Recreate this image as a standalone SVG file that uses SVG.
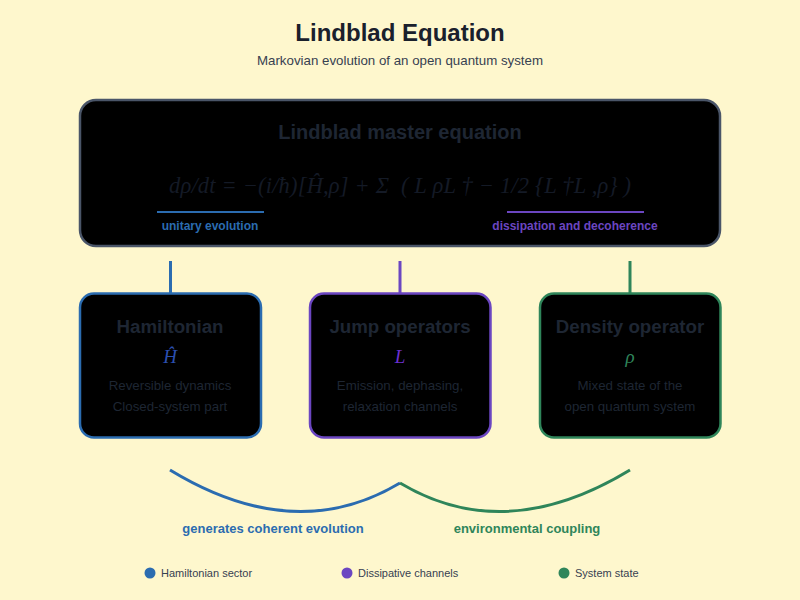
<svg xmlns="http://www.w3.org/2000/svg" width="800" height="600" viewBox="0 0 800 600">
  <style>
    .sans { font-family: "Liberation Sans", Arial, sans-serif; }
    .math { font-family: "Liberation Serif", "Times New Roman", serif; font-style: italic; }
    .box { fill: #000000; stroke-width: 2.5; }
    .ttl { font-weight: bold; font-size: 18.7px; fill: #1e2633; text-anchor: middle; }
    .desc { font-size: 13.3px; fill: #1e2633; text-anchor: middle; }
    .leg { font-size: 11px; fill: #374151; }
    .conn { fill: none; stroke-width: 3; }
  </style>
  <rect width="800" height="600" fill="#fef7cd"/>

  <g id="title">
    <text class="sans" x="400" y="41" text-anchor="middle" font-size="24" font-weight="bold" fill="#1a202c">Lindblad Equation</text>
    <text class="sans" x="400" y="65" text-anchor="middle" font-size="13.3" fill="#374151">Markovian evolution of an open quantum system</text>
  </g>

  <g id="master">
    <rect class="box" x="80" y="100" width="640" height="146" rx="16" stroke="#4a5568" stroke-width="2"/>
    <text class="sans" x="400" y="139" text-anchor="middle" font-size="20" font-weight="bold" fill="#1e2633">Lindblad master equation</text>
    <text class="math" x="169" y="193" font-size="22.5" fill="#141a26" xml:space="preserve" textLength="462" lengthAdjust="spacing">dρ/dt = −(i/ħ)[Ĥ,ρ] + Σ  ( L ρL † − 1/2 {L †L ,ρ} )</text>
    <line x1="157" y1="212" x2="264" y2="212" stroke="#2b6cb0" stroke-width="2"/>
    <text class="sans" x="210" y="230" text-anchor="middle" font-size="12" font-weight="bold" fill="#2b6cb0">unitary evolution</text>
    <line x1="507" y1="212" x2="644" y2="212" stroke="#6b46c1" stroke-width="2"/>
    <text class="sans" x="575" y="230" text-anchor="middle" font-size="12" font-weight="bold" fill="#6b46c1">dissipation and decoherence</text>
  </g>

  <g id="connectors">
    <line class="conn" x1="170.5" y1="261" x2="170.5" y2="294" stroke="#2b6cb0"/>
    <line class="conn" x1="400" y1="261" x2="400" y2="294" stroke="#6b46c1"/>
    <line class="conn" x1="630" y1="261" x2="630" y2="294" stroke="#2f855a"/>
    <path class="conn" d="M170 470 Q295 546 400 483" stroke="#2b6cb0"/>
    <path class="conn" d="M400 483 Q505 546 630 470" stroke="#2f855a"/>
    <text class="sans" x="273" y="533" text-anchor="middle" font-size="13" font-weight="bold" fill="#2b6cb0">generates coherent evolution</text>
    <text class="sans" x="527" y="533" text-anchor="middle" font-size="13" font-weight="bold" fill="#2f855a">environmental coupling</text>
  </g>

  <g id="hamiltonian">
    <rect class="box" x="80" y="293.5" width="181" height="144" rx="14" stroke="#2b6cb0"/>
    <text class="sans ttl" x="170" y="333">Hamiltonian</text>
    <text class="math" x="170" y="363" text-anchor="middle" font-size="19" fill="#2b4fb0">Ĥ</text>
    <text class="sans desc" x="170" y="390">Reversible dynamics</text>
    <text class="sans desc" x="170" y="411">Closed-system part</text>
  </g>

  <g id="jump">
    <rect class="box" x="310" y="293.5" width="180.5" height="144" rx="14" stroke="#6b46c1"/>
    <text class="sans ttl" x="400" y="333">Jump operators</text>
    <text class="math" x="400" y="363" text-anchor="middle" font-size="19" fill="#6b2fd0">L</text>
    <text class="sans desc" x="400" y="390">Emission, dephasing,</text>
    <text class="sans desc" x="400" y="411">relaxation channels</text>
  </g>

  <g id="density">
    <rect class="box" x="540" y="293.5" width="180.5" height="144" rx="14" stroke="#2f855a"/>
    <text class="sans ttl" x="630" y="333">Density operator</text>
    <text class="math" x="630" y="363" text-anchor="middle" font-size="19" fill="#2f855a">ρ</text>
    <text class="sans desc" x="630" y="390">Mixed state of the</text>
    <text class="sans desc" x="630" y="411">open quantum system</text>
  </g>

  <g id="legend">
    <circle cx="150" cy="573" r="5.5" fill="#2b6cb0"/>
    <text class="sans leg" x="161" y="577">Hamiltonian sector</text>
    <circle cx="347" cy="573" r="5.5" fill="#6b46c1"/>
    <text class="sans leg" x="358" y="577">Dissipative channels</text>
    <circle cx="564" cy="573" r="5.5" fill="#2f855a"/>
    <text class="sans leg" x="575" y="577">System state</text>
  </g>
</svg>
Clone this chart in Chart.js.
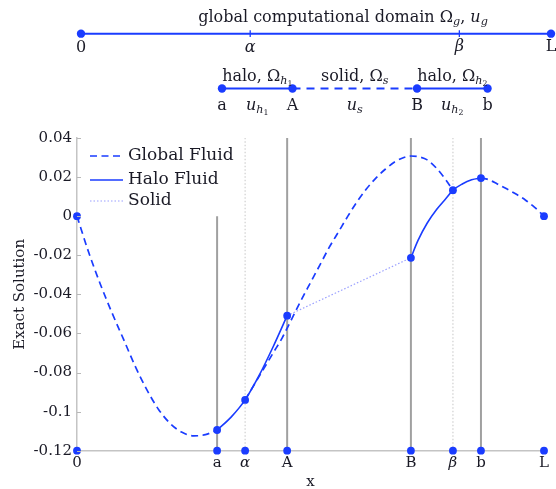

····················

> Given request
Reproduce all of the data exactly, omitting each picture it holds.

> Expected answer
Recreate this image as a standalone SVG file that uses SVG.
<svg xmlns="http://www.w3.org/2000/svg" width="800" height="600" viewBox="0 0 800 600">
  <style>
    .sans { font-family: "Liberation Sans", Arial, sans-serif; }
    .math { font-family: "Liberation Serif", "Times New Roman", serif; font-style: italic; }
    .box { fill: #000000; stroke-width: 2.5; }
    .ttl { font-weight: bold; font-size: 18.7px; fill: #1e2633; text-anchor: middle; }
    .desc { font-size: 13.3px; fill: #1e2633; text-anchor: middle; }
    .leg { font-size: 11px; fill: #374151; }
    .conn { fill: none; stroke-width: 3; }
  </style>
  <rect width="800" height="600" fill="#fef7cd"/>

  <g id="title">
    <text class="sans" x="400" y="41" text-anchor="middle" font-size="24" font-weight="bold" fill="#1a202c">Lindblad Equation</text>
    <text class="sans" x="400" y="65" text-anchor="middle" font-size="13.3" fill="#374151">Markovian evolution of an open quantum system</text>
  </g>

  <g id="master">
    <rect class="box" x="80" y="100" width="640" height="146" rx="16" stroke="#4a5568" stroke-width="2"/>
    <text class="sans" x="400" y="139" text-anchor="middle" font-size="20" font-weight="bold" fill="#1e2633">Lindblad master equation</text>
    <text class="math" x="169" y="193" font-size="22.5" fill="#141a26" xml:space="preserve" textLength="462" lengthAdjust="spacing">dρ/dt = −(i/ħ)[Ĥ,ρ] + Σ  ( L ρL † − 1/2 {L †L ,ρ} )</text>
    <line x1="157" y1="212" x2="264" y2="212" stroke="#2b6cb0" stroke-width="2"/>
    <text class="sans" x="210" y="230" text-anchor="middle" font-size="12" font-weight="bold" fill="#2b6cb0">unitary evolution</text>
    <line x1="507" y1="212" x2="644" y2="212" stroke="#6b46c1" stroke-width="2"/>
    <text class="sans" x="575" y="230" text-anchor="middle" font-size="12" font-weight="bold" fill="#6b46c1">dissipation and decoherence</text>
  </g>

  <g id="connectors">
    <line class="conn" x1="170.5" y1="261" x2="170.5" y2="294" stroke="#2b6cb0"/>
    <line class="conn" x1="400" y1="261" x2="400" y2="294" stroke="#6b46c1"/>
    <line class="conn" x1="630" y1="261" x2="630" y2="294" stroke="#2f855a"/>
    <path class="conn" d="M170 470 Q295 546 400 483" stroke="#2b6cb0"/>
    <path class="conn" d="M400 483 Q505 546 630 470" stroke="#2f855a"/>
    <text class="sans" x="273" y="533" text-anchor="middle" font-size="13" font-weight="bold" fill="#2b6cb0">generates coherent evolution</text>
    <text class="sans" x="527" y="533" text-anchor="middle" font-size="13" font-weight="bold" fill="#2f855a">environmental coupling</text>
  </g>

  <g id="hamiltonian">
    <rect class="box" x="80" y="293.5" width="181" height="144" rx="14" stroke="#2b6cb0"/>
    <text class="sans ttl" x="170" y="333">Hamiltonian</text>
    <text class="math" x="170" y="363" text-anchor="middle" font-size="19" fill="#2b4fb0">Ĥ</text>
    <text class="sans desc" x="170" y="390">Reversible dynamics</text>
    <text class="sans desc" x="170" y="411">Closed-system part</text>
  </g>

  <g id="jump">
    <rect class="box" x="310" y="293.5" width="180.5" height="144" rx="14" stroke="#6b46c1"/>
    <text class="sans ttl" x="400" y="333">Jump operators</text>
    <text class="math" x="400" y="363" text-anchor="middle" font-size="19" fill="#6b2fd0">L</text>
    <text class="sans desc" x="400" y="390">Emission, dephasing,</text>
    <text class="sans desc" x="400" y="411">relaxation channels</text>
  </g>

  <g id="density">
    <rect class="box" x="540" y="293.5" width="180.5" height="144" rx="14" stroke="#2f855a"/>
    <text class="sans ttl" x="630" y="333">Density operator</text>
    <text class="math" x="630" y="363" text-anchor="middle" font-size="19" fill="#2f855a">ρ</text>
    <text class="sans desc" x="630" y="390">Mixed state of the</text>
    <text class="sans desc" x="630" y="411">open quantum system</text>
  </g>

  <g id="legend">
    <circle cx="150" cy="573" r="5.5" fill="#2b6cb0"/>
    <text class="sans leg" x="161" y="577">Hamiltonian sector</text>
    <circle cx="347" cy="573" r="5.5" fill="#6b46c1"/>
    <text class="sans leg" x="358" y="577">Dissipative channels</text>
    <circle cx="564" cy="573" r="5.5" fill="#2f855a"/>
    <text class="sans leg" x="575" y="577">System state</text>
  </g>
</svg>
Clone this chart in Chart.js.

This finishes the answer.